Records for the exercise ▸
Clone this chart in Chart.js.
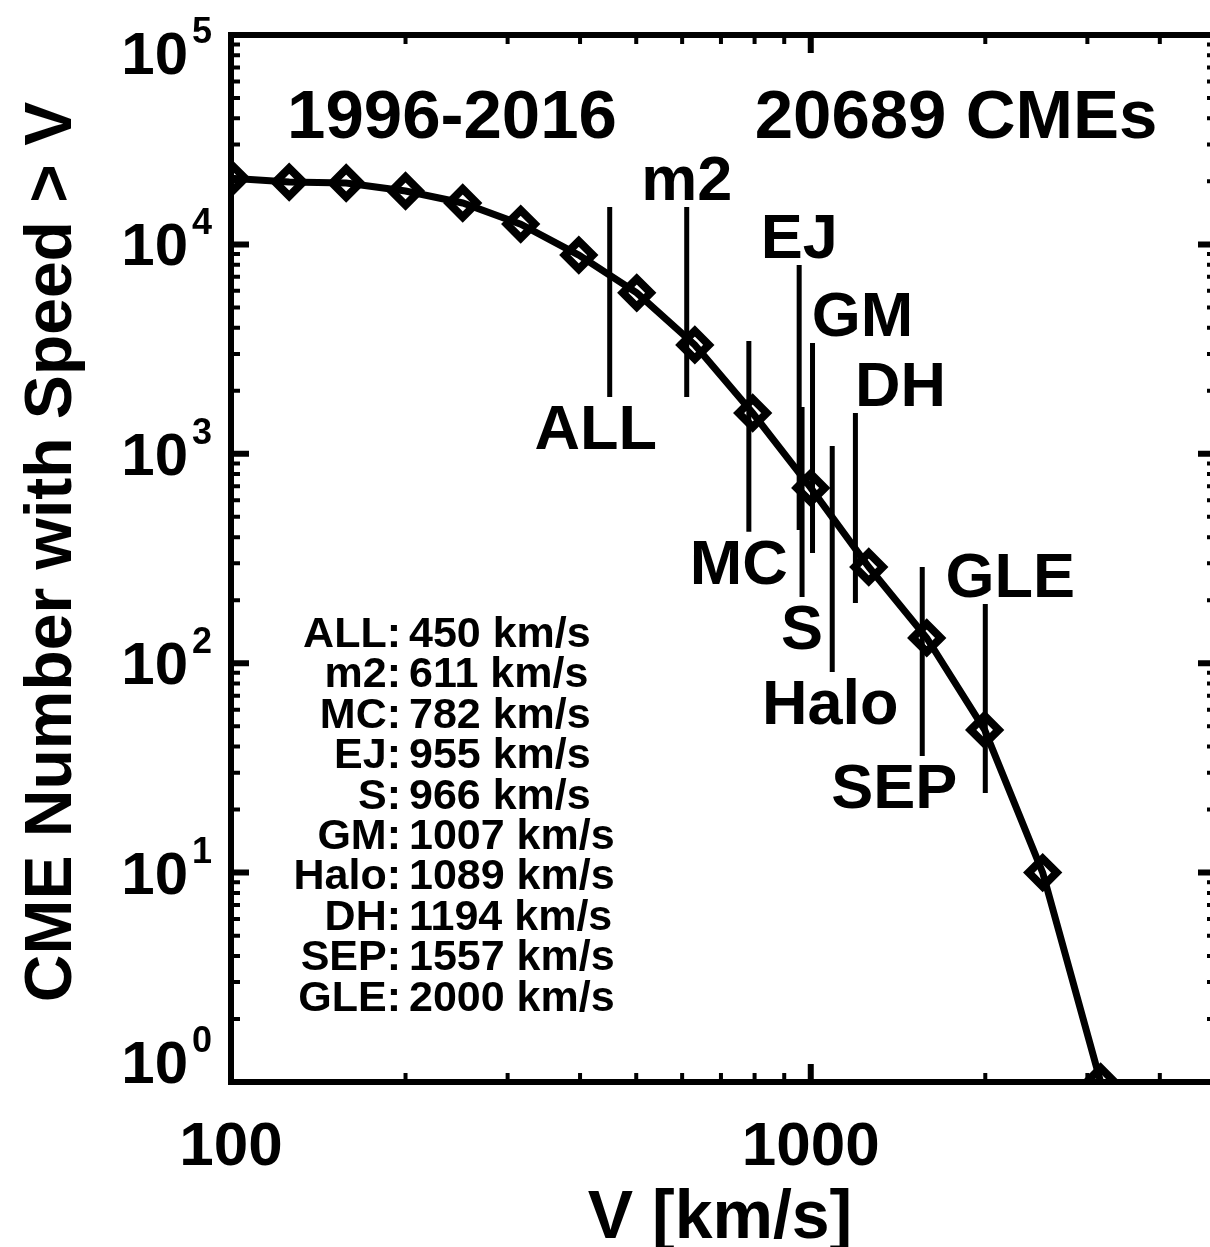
==
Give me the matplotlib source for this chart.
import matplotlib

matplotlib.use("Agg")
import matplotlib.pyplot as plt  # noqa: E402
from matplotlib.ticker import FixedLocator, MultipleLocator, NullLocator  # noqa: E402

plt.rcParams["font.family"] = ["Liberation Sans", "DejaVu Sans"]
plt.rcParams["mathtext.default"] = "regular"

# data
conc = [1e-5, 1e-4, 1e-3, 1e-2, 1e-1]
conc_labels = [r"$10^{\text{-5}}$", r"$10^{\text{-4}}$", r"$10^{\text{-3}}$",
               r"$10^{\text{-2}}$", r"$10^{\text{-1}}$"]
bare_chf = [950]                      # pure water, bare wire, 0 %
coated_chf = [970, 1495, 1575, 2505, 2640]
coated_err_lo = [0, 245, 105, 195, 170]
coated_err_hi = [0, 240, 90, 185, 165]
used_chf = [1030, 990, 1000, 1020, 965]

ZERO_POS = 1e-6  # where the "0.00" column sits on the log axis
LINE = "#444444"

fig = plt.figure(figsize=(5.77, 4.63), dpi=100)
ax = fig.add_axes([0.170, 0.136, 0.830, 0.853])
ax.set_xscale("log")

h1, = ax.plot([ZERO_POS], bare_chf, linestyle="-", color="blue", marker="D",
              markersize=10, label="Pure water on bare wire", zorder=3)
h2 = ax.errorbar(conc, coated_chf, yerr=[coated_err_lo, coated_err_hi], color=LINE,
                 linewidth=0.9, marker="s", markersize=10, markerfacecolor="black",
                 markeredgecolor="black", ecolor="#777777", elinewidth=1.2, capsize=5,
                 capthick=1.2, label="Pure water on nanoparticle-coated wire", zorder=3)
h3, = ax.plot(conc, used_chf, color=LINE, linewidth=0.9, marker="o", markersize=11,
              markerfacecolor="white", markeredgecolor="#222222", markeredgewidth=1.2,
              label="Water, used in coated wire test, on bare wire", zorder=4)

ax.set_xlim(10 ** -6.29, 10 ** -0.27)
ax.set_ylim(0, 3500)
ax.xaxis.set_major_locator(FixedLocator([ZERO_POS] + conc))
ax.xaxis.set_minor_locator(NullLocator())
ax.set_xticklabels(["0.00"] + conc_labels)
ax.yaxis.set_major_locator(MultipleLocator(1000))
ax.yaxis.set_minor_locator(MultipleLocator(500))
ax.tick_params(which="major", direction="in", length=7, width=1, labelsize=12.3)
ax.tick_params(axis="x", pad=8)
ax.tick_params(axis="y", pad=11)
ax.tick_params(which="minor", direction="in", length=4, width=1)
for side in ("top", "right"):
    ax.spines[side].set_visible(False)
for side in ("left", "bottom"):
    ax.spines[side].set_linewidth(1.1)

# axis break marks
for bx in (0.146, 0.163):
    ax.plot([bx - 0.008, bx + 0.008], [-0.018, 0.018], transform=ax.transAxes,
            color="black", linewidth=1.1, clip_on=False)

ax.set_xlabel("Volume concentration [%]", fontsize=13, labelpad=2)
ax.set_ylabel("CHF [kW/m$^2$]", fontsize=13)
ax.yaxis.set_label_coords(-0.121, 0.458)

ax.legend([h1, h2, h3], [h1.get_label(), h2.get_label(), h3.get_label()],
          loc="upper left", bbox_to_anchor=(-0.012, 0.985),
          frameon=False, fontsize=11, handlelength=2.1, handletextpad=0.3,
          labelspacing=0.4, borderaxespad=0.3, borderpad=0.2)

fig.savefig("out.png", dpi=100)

Problem to solve ▸
The first line to be transcribed is the one containing "Give me the matplotlib source for this chart.", and the last is the one containing "used in coated". Transcribe exactly those lines and nothing else.

Answer for this exercise ▸
Give me the matplotlib source for this chart.
import matplotlib

matplotlib.use("Agg")
import matplotlib.pyplot as plt  # noqa: E402
from matplotlib.ticker import FixedLocator, MultipleLocator, NullLocator  # noqa: E402

plt.rcParams["font.family"] = ["Liberation Sans", "DejaVu Sans"]
plt.rcParams["mathtext.default"] = "regular"

# data
conc = [1e-5, 1e-4, 1e-3, 1e-2, 1e-1]
conc_labels = [r"$10^{\text{-5}}$", r"$10^{\text{-4}}$", r"$10^{\text{-3}}$",
               r"$10^{\text{-2}}$", r"$10^{\text{-1}}$"]
bare_chf = [950]                      # pure water, bare wire, 0 %
coated_chf = [970, 1495, 1575, 2505, 2640]
coated_err_lo = [0, 245, 105, 195, 170]
coated_err_hi = [0, 240, 90, 185, 165]
used_chf = [1030, 990, 1000, 1020, 965]

ZERO_POS = 1e-6  # where the "0.00" column sits on the log axis
LINE = "#444444"

fig = plt.figure(figsize=(5.77, 4.63), dpi=100)
ax = fig.add_axes([0.170, 0.136, 0.830, 0.853])
ax.set_xscale("log")

h1, = ax.plot([ZERO_POS], bare_chf, linestyle="-", color="blue", marker="D",
              markersize=10, label="Pure water on bare wire", zorder=3)
h2 = ax.errorbar(conc, coated_chf, yerr=[coated_err_lo, coated_err_hi], color=LINE,
                 linewidth=0.9, marker="s", markersize=10, markerfacecolor="black",
                 markeredgecolor="black", ecolor="#777777", elinewidth=1.2, capsize=5,
                 capthick=1.2, label="Pure water on nanoparticle-coated wire", zorder=3)
h3, = ax.plot(conc, used_chf, color=LINE, linewidth=0.9, marker="o", markersize=11,
              markerfacecolor="white", markeredgecolor="#222222", markeredgewidth=1.2,
              label="Water, used in coated wire test, on bare wire", zorder=4)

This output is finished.